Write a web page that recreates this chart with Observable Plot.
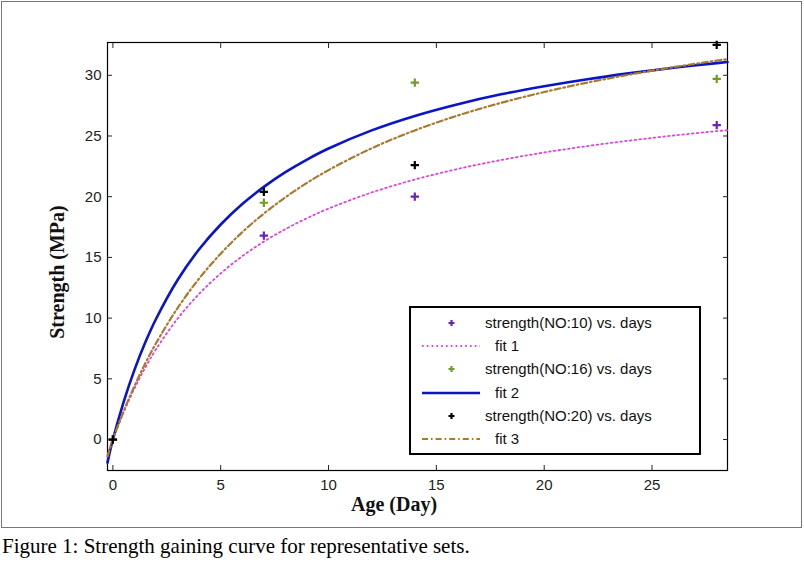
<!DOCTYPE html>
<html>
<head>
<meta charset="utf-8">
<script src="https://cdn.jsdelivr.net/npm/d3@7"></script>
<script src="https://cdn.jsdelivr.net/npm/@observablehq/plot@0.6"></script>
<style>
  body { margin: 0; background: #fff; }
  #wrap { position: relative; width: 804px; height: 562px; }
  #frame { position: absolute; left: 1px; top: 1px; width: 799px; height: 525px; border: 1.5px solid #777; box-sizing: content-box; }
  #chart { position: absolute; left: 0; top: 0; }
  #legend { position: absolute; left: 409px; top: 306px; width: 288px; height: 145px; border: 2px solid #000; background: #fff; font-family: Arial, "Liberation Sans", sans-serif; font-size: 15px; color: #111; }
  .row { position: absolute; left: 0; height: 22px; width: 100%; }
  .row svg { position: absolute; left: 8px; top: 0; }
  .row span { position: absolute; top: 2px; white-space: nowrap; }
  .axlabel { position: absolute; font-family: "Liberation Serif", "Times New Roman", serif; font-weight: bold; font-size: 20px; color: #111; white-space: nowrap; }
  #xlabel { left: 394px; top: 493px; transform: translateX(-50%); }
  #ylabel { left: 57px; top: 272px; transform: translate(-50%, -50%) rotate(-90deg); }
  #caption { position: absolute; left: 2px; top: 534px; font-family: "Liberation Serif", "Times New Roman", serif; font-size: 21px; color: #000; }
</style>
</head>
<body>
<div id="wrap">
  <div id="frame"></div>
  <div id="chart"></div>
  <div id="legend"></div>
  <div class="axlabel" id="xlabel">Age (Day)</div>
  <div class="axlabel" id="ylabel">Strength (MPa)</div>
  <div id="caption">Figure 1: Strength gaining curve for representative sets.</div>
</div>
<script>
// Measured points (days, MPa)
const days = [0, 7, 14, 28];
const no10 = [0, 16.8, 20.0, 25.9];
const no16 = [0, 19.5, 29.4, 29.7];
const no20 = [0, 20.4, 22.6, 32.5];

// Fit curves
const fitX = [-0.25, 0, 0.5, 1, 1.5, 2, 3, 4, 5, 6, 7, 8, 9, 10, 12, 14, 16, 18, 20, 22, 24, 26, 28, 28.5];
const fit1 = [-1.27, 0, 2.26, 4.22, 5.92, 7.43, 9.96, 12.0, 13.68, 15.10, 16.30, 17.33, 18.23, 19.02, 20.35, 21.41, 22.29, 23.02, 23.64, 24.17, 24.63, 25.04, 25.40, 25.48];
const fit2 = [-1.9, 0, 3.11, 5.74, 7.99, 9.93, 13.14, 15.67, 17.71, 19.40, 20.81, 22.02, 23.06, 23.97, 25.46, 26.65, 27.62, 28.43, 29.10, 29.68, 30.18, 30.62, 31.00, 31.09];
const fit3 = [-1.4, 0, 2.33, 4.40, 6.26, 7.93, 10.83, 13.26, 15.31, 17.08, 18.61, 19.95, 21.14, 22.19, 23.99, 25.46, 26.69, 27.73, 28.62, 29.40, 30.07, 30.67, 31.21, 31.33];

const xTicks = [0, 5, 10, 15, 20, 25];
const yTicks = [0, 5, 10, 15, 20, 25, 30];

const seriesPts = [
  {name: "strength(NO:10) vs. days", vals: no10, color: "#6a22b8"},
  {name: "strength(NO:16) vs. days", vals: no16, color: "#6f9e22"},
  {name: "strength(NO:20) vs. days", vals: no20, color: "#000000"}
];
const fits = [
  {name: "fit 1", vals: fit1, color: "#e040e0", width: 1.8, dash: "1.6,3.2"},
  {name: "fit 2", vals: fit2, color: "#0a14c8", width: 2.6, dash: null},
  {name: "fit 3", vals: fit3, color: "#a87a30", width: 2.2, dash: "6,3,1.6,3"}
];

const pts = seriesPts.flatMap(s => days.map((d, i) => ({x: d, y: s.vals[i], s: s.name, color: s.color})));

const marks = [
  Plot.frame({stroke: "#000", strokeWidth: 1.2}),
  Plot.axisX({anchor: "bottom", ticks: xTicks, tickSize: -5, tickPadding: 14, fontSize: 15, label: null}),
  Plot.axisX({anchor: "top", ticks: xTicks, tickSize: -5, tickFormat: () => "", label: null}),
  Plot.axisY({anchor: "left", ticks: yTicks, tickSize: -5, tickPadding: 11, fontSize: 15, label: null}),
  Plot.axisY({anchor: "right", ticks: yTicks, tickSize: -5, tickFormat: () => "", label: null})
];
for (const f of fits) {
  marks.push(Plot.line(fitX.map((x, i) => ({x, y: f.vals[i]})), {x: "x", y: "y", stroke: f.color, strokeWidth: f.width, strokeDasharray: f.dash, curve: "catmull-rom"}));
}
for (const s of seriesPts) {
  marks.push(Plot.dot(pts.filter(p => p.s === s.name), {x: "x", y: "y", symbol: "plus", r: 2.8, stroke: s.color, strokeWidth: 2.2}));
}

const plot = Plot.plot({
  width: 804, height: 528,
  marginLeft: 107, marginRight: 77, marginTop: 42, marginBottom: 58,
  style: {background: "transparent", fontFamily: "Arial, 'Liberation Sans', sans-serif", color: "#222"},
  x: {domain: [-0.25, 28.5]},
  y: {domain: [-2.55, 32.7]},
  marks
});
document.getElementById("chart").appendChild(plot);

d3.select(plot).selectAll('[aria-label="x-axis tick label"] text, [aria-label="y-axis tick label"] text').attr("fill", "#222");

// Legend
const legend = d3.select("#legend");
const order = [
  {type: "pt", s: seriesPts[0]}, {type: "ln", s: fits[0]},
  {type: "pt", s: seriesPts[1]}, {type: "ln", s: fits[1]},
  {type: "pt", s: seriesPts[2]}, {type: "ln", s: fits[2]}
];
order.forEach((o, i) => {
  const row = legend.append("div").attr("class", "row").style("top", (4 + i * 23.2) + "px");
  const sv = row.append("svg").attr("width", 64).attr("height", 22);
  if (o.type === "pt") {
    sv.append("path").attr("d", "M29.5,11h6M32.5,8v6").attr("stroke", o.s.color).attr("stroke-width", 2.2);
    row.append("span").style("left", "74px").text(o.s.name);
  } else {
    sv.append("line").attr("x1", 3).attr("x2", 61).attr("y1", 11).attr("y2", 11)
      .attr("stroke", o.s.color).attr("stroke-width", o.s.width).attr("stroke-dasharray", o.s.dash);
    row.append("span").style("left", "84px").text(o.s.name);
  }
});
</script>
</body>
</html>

* * * *

**Brief:** How many of these lines contain "chart"? Write only the number.

**Task answer:** 4